Il demande un temps d’attention plus court qu’un film et qu’un court métrage. La contrainte de narration permet davantage de divergences et de liberté. Il serait insoutenable de voir un clip d’1h30 au cinéma : ce n’est pas pour moi le même univers, le même rapport avec les personnages. Au cinéma, j’aime le fait que les choses soient évoquées horizontalement, selon une chronologie et un développement séquentiel du personnage avec du dialogue et un ressort dramatique. Le clip est davantage un empilement vertical, comme des calques ou des images qui se superposent avec une notion du temps et d’espace qui peut être brouillée. Pour moi, il n’y a pas de clip sans bon concept. Mais un film ne peut pas se reposer sur un concept. D’autre part, il ne faut pas oublier que le clip est un objet commercial, publicitaire – même si je ne considère pas mon travail comme de la publicité. Il y a l’idée de vendre un morceau, d’en raconter l’histoire, d’y ajouter une dimension.
Vous avez commencé à écrire un long métrage. Le processus d’écriture est-il le même que pour un clip ?
Je ne me permettrais pas de parler de l’écriture d’un long métrage car je n’ai pas trouvé jusqu’à maintenant la manière d’écrire, ma vision ou les collaborateurs pour y arriver. Je ne sais donc pas si ma méthode est la bonne. Pour le clip, le scénario doit pour moi tenir en très peu de lignes et être très concentré. Michel Gondry et Spike Jonze sont à mon sens les grands maîtres du clip car ils arrivent, à partir d’une idée très simple, à trouver un champ de liberté exhaustif : l’idée est explorée dans toutes ses variations, ses ambivalences et sa complexité.
Vous introduisez la couleur dans le clip de Goliath, contrairement à vos vidéos précédentes. Pourquoi ?
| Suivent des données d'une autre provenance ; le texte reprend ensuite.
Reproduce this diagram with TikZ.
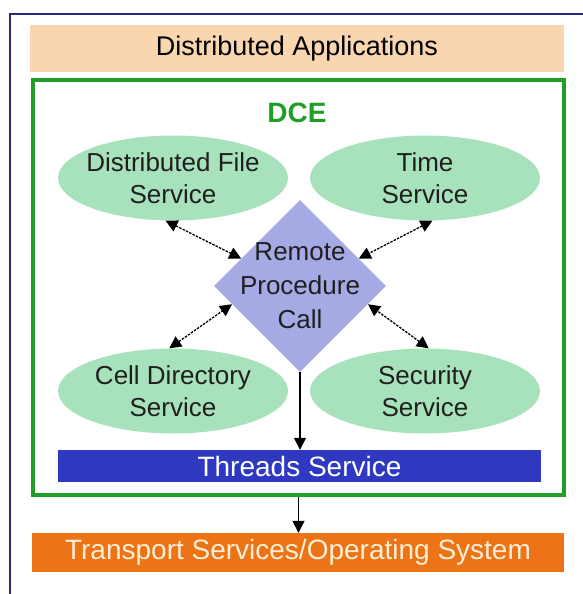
\documentclass[tikz,border=0pt]{standalone}
\usepackage{fontspec}
\setmainfont{Liberation Sans}
\usepackage{xcolor}
\usetikzlibrary{shapes.geometric, arrows.meta, positioning}

\definecolor{peach}{RGB}{249,214,176}
\definecolor{dcegreen}{RGB}{32,158,40}
\definecolor{svcgreen}{RGB}{168,226,188}
\definecolor{rpcblue}{RGB}{166,170,228}
\definecolor{thrblue}{RGB}{46,56,192}
\definecolor{osorange}{RGB}{236,116,22}
\definecolor{oscream}{RGB}{255,238,214}
\definecolor{framenavy}{RGB}{40,40,128}

\tikzset{
  layer/.style   = {rectangle, inner sep=0pt, text centered,
                    font=\fontsize{27}{32}\selectfont},
  dcebox/.style  = {rectangle, draw=dcegreen, line width=3.5pt,
                    minimum width=531pt, minimum height=415pt},
  service/.style = {ellipse, fill=svcgreen, inner sep=-12pt,
                    minimum width=230pt, minimum height=85pt,
                    align=center, text=black!88,
                    font=\fontsize{26}{32}\selectfont},
  rpcnode/.style = {diamond, fill=rpcblue, inner sep=-18pt,
                    minimum width=172pt, minimum height=172pt,
                    align=center, text=black!88,
                    font=\fontsize{26}{34}\selectfont},
  link/.style    = {{Triangle[length=12pt,width=12pt]}-{Triangle[length=12pt,width=12pt]},
                    line width=1.3pt, dash pattern=on 2.5pt off 1.2pt},
  arr/.style     = {-{Triangle[length=12pt,width=12pt]}, line width=1.6pt},
}

\begin{document}
\begin{tikzpicture}[x=1pt, y=-1pt]
\useasboundingbox (0,0) rectangle (582,594);

% ── Outer frame ──────────────────────────────────────────
\draw[framenavy, line width=2pt] (10,14) rectangle (610,620);

% ── Layers ───────────────────────────────────────────────
\node[layer, fill=peach, minimum width=534pt, minimum height=47pt]
      (apps) at (297,48.5) {Distributed Applications};

\node[dcebox] (dce) at (298.5,287.5) {};
\node[font=\fontsize{28}{32}\selectfont\bfseries, text=dcegreen]
      (dcelabel) at (297,113) {DCE};

% ── Services ─────────────────────────────────────────────
\node[service] (dfs)  at (173,178) {Distributed File\\Service};
\node[service] (time) at (425,178) {Time\\Service};
\node[service] (cds)  at (173,391) {Cell Directory\\Service};
\node[service] (sec)  at (425,391) {Security\\Service};

\node[rpcnode] (rpc) at (300,286) {Remote\\Procedure\\Call};

\node[layer, fill=thrblue, text=white, minimum width=483pt, minimum height=32pt,
      font=\fontsize{28}{32}\selectfont]
      (threads) at (299.5,466) {Threads Service};

\node[layer, fill=osorange, text=oscream, minimum width=532pt, minimum height=39pt,
      font=\fontsize{28}{32}\selectfont]
      (os) at (298,552.5) {Transport Services/Operating System};

% ── Arrows: services <-> RPC ─────────────────────────────
\draw[link] (dfs.-100) -- (rpc.155);
\draw[link] (time.-80) -- (rpc.25);
\draw[link] (cds.95)   -- (rpc.195);
\draw[link] (sec.85)   -- (rpc.-15);

% ── Arrows: down the stack ───────────────────────────────
\draw[arr] (rpc.south) -- (rpc.south |- threads.north);
\draw[arr] (dce.south) -- (dce.south |- os.north);

\end{tikzpicture}
\end{document}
J’ai utilisé le noir et blanc pour Iron, le clip du premier single, pour des raisons économiques : j’avais tourné mes acteurs sur fond vert et pour ne pas avoir à refaire tous les fonds, j’ai simplement passé les images en noir et blanc. Ce choix de direction artistique provoqué par une contrainte économique a défini l’esthétique d’Iron et je ne le regrette pas. Mais pour mon nouvel album, je voulais faire les choses différemment. Peut-être parce que les thématiques sont plus réelles et réalistes. Je voulais créer un peu moins de distance pour être davantage dans un documentaire que dans une fable.
L’une des séquences marquantes de Goliath montre des morceaux de charbon qui, sur un tapis roulant, vibrent au rythme de la musique. Comment l’avez-vous réalisée ?
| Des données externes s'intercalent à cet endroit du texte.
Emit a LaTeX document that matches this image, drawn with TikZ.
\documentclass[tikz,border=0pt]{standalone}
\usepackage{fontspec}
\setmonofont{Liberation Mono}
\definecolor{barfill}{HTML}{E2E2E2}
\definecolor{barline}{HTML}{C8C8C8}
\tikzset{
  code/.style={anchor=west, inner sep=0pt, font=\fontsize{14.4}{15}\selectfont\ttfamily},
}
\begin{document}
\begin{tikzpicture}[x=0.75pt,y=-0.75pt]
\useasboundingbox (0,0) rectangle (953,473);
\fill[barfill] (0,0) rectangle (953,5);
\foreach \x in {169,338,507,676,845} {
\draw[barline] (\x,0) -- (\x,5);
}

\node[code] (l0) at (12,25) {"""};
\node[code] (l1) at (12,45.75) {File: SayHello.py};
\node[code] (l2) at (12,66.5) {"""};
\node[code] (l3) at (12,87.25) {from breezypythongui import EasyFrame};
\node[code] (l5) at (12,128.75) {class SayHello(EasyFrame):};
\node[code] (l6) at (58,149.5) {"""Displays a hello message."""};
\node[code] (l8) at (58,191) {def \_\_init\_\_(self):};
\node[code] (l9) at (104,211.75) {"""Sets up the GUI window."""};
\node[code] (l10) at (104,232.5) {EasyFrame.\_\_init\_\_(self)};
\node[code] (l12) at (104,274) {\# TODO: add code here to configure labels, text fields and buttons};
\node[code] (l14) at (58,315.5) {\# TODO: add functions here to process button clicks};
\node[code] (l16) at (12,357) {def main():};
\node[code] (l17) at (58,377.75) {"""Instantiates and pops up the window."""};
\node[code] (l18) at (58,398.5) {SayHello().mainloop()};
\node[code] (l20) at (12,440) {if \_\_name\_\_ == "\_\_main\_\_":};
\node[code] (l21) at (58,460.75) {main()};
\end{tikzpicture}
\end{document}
Pour les effets spéciaux, j’ai travaillé avec la société Firm. Mais j’ai réalisé moi-même cette séquence en images de synthèse sur mon ordinateur. Elle est assez simple techniquement : des fragments de charbon ont été scannés en 3D puis animés avec des processus dynamiques, c’est-à-dire des algorithmes qui recréent un réalisme de mouvement et de collision. Tout ça est mû par des forces que j’ai programmées en les synchronisant avec la musique et en ajoutant des effets de fumée.
Est-ce important pour vous d’aller au-delà du tournage et de réaliser aussi vous-même une partie des effets spéciaux en post-production ?
Oui, c’est aussi important que de s’intéresser à l’optique, à la manière de créer les costumes, de maquiller les acteurs… Les effets spéciaux sont des outils qui permettent d’étendre la narration. Il ne s’agit pas de faire de la post-production pour faire de la post-production et de tomber dans une fascination de la technologie. Mais il faut connaître les outils pour s’interdire le moins possible en narration. Savoir faire les choses permet aussi parfois d’éviter des catastrophes en tournage et de perdre du temps à enlever un élément sur le plateau alors qu’il ne faut que quelques secondes pour l’effacer ensuite.
Avez-vous déjà défini les univers explorés dans vos prochaines vidéos ?
On avait prévu un nouveau tournage qui a dû être annulé avec le confinement. Dans le climat actuel, je suis très heureux d’avoir pu faire ce premier film. Pour être honnête, je me laisse un peu porter pour la suite. La perspective de réinventer constamment les choses ne m’a jamais tétanisé. J’ai par exemple travaillé 3, 4 ans sur le projet Goliath, aussi bien sur le son que sur l’image ou la mise en place des univers. Au dernier moment sur le tournage, il y a évidemment des imprévus qui détruisent parfois le travail réalisé pendant toutes ces années. Mais ça fait partie du processus créatif. Il faut savoir se réinventer. Actuellement, je travaille sur une campagne digitale pour l’album. J’essaie de raconter autrement les histoires que je voulais mettre en images. C’est une quête secondaire pour approfondir les univers et les personnages que j’avais envie de mettre en place. Et ce travail va surtout se poursuivre sur scène ensuite.
Le clip de Goliath a reçu l'aide de la commission des vidéomusiques du CNC.